2 Degene die ingevolge het eerste lid voor een deel van het kalenderjaar als partner wordt aangemerkt, wordt ook als partner aangemerkt in de andere perioden van het kalenderjaar, voor zover hij in die perioden op hetzelfde woonadres als de belastingplichtige staat ingeschreven in de basisregistratie personen of een daarmee naar aard en strekking overeenkomende registratie buiten Nederland.
(…)”

Voetnoten

2.ECLI:NL:PHR:2023:373, met gemeenschappelijke bijlage ECLI:NL:PHR:2023:442.

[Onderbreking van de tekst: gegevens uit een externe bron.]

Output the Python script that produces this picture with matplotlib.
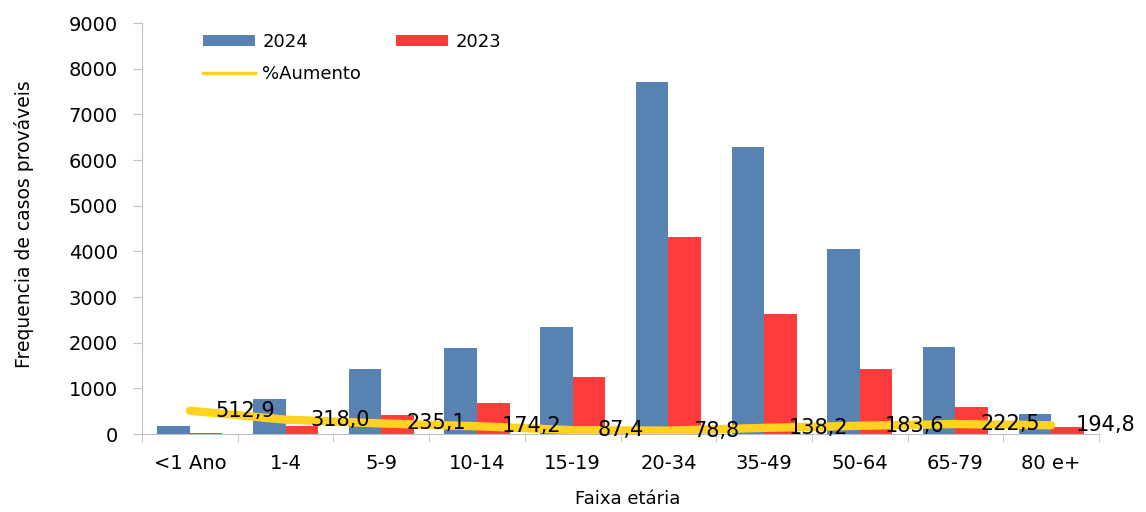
import numpy as np
import matplotlib
matplotlib.use("Agg")
import matplotlib.pyplot as plt
from matplotlib.lines import Line2D

categories = ["<1 Ano", "1-4", "5-9", "10-14", "15-19", "20-34", "35-49", "50-64", "65-79", "80 e+"]
casos_2024 = [180, 780, 1420, 1880, 2340, 7710, 6290, 4060, 1900, 450]
casos_2023 = [29, 187, 424, 686, 1249, 4312, 2640, 1432, 589, 153]
aumento = [512.9, 318.0, 235.1, 174.2, 87.4, 78.8, 138.2, 183.6, 222.5, 194.8]

plt.rcParams['font.family'] = ['DejaVu Sans']

fig = plt.figure(figsize=(11.46, 5.12), dpi=100)
ax = fig.add_axes([0.124, 0.152, 0.835, 0.803])

x = np.arange(len(categories))
w = 0.34
b1 = ax.bar(x - w / 2, casos_2024, w, color='#5882B2', zorder=2)
b2 = ax.bar(x + w / 2, casos_2023, w, color='#FF3B3B', zorder=2)
ax.plot(x, aumento, color='#FFD21F', lw=6, solid_capstyle='round',
        solid_joinstyle='round', zorder=3)

for xi, v in zip(x, aumento):
    ax.annotate(f"{v:.1f}".replace('.', ','), (xi, v), xytext=(18, 0),
                textcoords='offset points', ha='left', va='center',
                fontsize=15, color='black', zorder=4)

ax.set_xlim(-0.5, len(categories) - 0.5)
ax.set_ylim(0, 9000)
ax.set_yticks(np.arange(0, 9001, 1000))
ax.set_xticks(x)
ax.set_xticklabels(categories)
ax.set_xticks(np.arange(-0.5, len(categories), 1), minor=True)
ax.tick_params(axis='x', which='major', length=0, pad=14, labelsize=14)
ax.tick_params(axis='x', which='minor', length=6, color='#BFBFBF', direction='out')
ax.tick_params(axis='y', length=6.5, color='#BFBFBF', pad=11, labelsize=14)

for s in ['top', 'right']:
    ax.spines[s].set_visible(False)
for s in ['left', 'bottom']:
    ax.spines[s].set_color('#BFBFBF')

ax.set_ylabel('Frequencia de casos prováveis', fontsize=13.5)
ax.yaxis.set_label_coords(-0.113, 0.51)
ax.set_xlabel('Faixa etária', fontsize=13)
ax.xaxis.set_label_coords(0.507, -0.135)

line_handle = Line2D([], [], color='#FFD21F', lw=2.5)
ax.legend([b1, line_handle, b2], ['2024', '%Aumento', '2023'], ncol=2, frameon=False,
          loc='upper left', bbox_to_anchor=(0.177, 0.936), bbox_transform=fig.transFigure,
          borderpad=0, borderaxespad=0, fontsize=13, handlelength=2.9,
          handletextpad=0.4, columnspacing=1.9, labelspacing=0.8, handleheight=0.5)

fig.savefig('out.png', dpi=100)
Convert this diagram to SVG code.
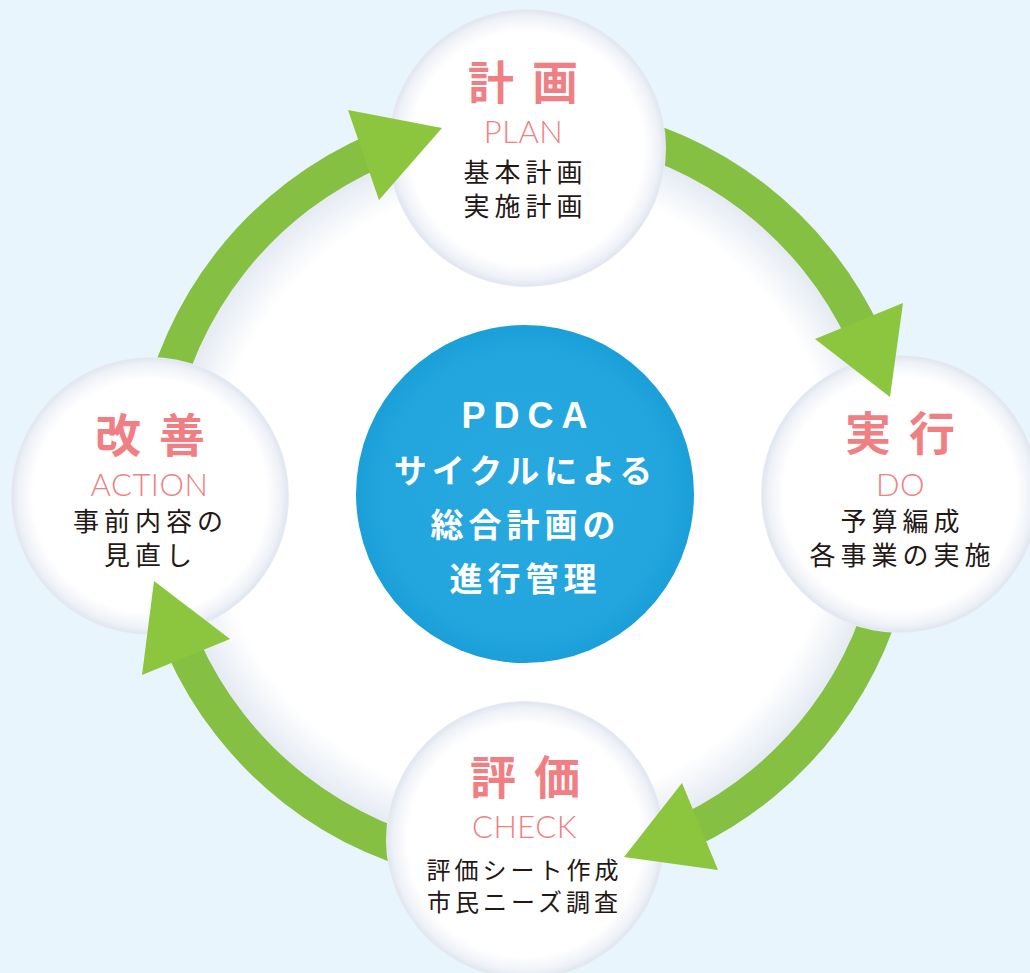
<svg xmlns="http://www.w3.org/2000/svg" width="1030" height="973" viewBox="0 0 1030 973">
<defs>
<style>
.jp{font-family:'Noto Sans CJK JP','Noto Sans CJK SC',sans-serif;}
.title{font-size:46px;font-weight:700;fill:#f07f84;letter-spacing:18px;text-anchor:middle;}
.en{font-family:Lato,'Noto Sans',sans-serif;font-size:31px;font-weight:300;fill:#f07f84;letter-spacing:0.5px;text-anchor:middle;}
.body{font-size:26px;font-weight:400;fill:#231815;letter-spacing:5px;text-anchor:middle;}
.body2{font-size:24px;font-weight:400;fill:#231815;letter-spacing:4px;text-anchor:middle;}
.ctr{font-size:33px;font-weight:700;fill:#ffffff;letter-spacing:5px;text-anchor:middle;}
.pdca{font-family:'Liberation Sans',Arial,sans-serif;font-size:36px;font-weight:700;fill:#ffffff;letter-spacing:8px;text-anchor:middle;}
.band{fill:#85c042;}
.head{fill:#8cc63f;}
.node{fill:url(#nodeGrad);}
</style>
<radialGradient id="discGrad" cx="525" cy="494" r="372" gradientUnits="userSpaceOnUse">
<stop offset="0" stop-color="#ffffff"/>
<stop offset="0.84" stop-color="#ffffff"/>
<stop offset="0.95" stop-color="#e7ecf4"/>
<stop offset="1" stop-color="#dbe2ed"/>
</radialGradient>
<radialGradient id="nodeGrad" cx="0.5" cy="0.5" r="0.5">
<stop offset="0" stop-color="#ffffff"/>
<stop offset="0.84" stop-color="#ffffff"/>
<stop offset="0.95" stop-color="#eef1f7"/>
<stop offset="0.99" stop-color="#e1e6f0"/>
<stop offset="1" stop-color="#ebeff6"/>
</radialGradient>
<radialGradient id="blueGrad" cx="0.5" cy="0.5" r="0.5">
<stop offset="0" stop-color="#28a9e0"/>
<stop offset="0.85" stop-color="#22a5dd"/>
<stop offset="1" stop-color="#1b9fd8"/>
</radialGradient>
<mask id="bandMask" maskUnits="userSpaceOnUse" x="0" y="0" width="1030" height="973">
<rect x="0" y="0" width="1030" height="973" fill="#fff"/>
<circle cx="527" cy="148" r="139" fill="#000"/>
<circle cx="900" cy="494" r="139" fill="#000"/>
<circle cx="525" cy="840" r="139" fill="#000"/>
<circle cx="150" cy="496" r="139" fill="#000"/>
</mask>
</defs>
<rect x="0" y="0" width="1030" height="973" fill="#e8f5fc"/>
<circle cx="525" cy="494" r="372" fill="url(#discGrad)"/>

<g id="node-plan">
<circle class="node" cx="527" cy="148" r="139"/>
<text class="jp title" x="532" y="99">計画</text>
<text class="en" x="523.5" y="143">PLAN</text>
<text class="jp body" x="525.5" y="182">基本計画</text>
<text class="jp body" x="525.5" y="216">実施計画</text>
</g>
<g id="node-do">
<circle class="node" cx="900" cy="494" r="139"/>
<text class="jp title" x="909" y="450">実行</text>
<text class="en" x="900.5" y="496">DO</text>
<text class="jp body" x="902.5" y="531">予算編成</text>
<text class="jp body" x="902.5" y="565">各事業の実施</text>
</g>
<g id="node-check">
<circle class="node" cx="525" cy="840" r="139"/>
<text class="jp title" x="534" y="794">評価</text>
<text class="en" x="524.5" y="838">CHECK</text>
<text class="jp body2" x="524.5" y="879">評価シート作成</text>
<text class="jp body2" x="524.5" y="911">市民ニーズ調査</text>
</g>
<g id="node-action">
<circle class="node" cx="150" cy="496" r="139"/>
<text class="jp title" x="159" y="452">改善</text>
<text class="en" x="149.5" y="496">ACTION</text>
<text class="jp body" x="150.5" y="531">事前内容の</text>
<text class="jp body" x="150.5" y="565">見直し</text>
</g>

<g id="connectors">
<g mask="url(#bandMask)">
<path class="band" d="M593.07,107.95 A392,392 0 0 1 880.27,328.33 L848.55,343.12 A357,357 0 0 0 586.99,142.42 Z"/>
<path class="band" d="M911.05,562.07 A392,392 0 0 1 696.84,846.33 L681.5,814.87 A357,357 0 0 0 876.58,555.99 Z"/>
<path class="band" d="M456.93,880.05 A392,392 0 0 1 166.89,653.44 L198.86,639.21 A357,357 0 0 0 463.01,845.58 Z"/>
<path class="band" d="M138.95,425.93 A392,392 0 0 1 371.83,133.16 L385.51,165.38 A357,357 0 0 0 173.42,432.01 Z"/>
</g>
<polygon class="head" points="815,339 903,303 890,397"/>
<polygon class="head" points="682,783 718,870 624,857"/>
<polygon class="head" points="142,675 230,639 154,581"/>
<polygon class="head" points="348,110 379,200 442,128"/>
</g>

<g id="node-center">
<circle cx="525" cy="494" r="169" fill="url(#blueGrad)"/>
<text class="pdca" x="528.5" y="428">PDCA</text>
<text class="jp ctr" x="525.5" y="483">サイクルによる</text>
<text class="jp ctr" x="525.5" y="537">総合計画の</text>
<text class="jp ctr" x="525.5" y="591">進行管理</text>
</g>
</svg>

3.Overeenkomst tussen de Regering van het Koninkrijk der Nederlanden en de Regering van de Franse Republiek tot het vermijden van dubbele belasting en het voorkomen van het ontgaan van belasting met betrekking tot belastingen naar het inkomen en naar het vermogen, Trb. 1973, 83.
4.Zie de arresten HvJ 12 december 2002, De Groot, C-385/00, ECLI:EU:C:2002:750, punt 54; HvJ 25 januari 2007, Meindl, C-329/05, ECLI:EU:C:2007:57, punt 29; HvJ 18 juli 2007, Lakebrink en Peters-Lakebrink, C-182/06, ECLI:EU:C:2007:452, punt 31, en HvJ 9 februari 2017, X, C-283/15, ECLI:EU:C:2017:102, punt 34.
5.Punten 33, 34 en 49.
6.Vgl. rechtsoverweging 5.4.4 van het arrest in de zaak met nummer 22/02362, ECLI:NL:HR:2025:889.
7.Stb. 2000, 215.
8.Stb. 2009, 611, gewijzigd bij Stb. 2013, 316.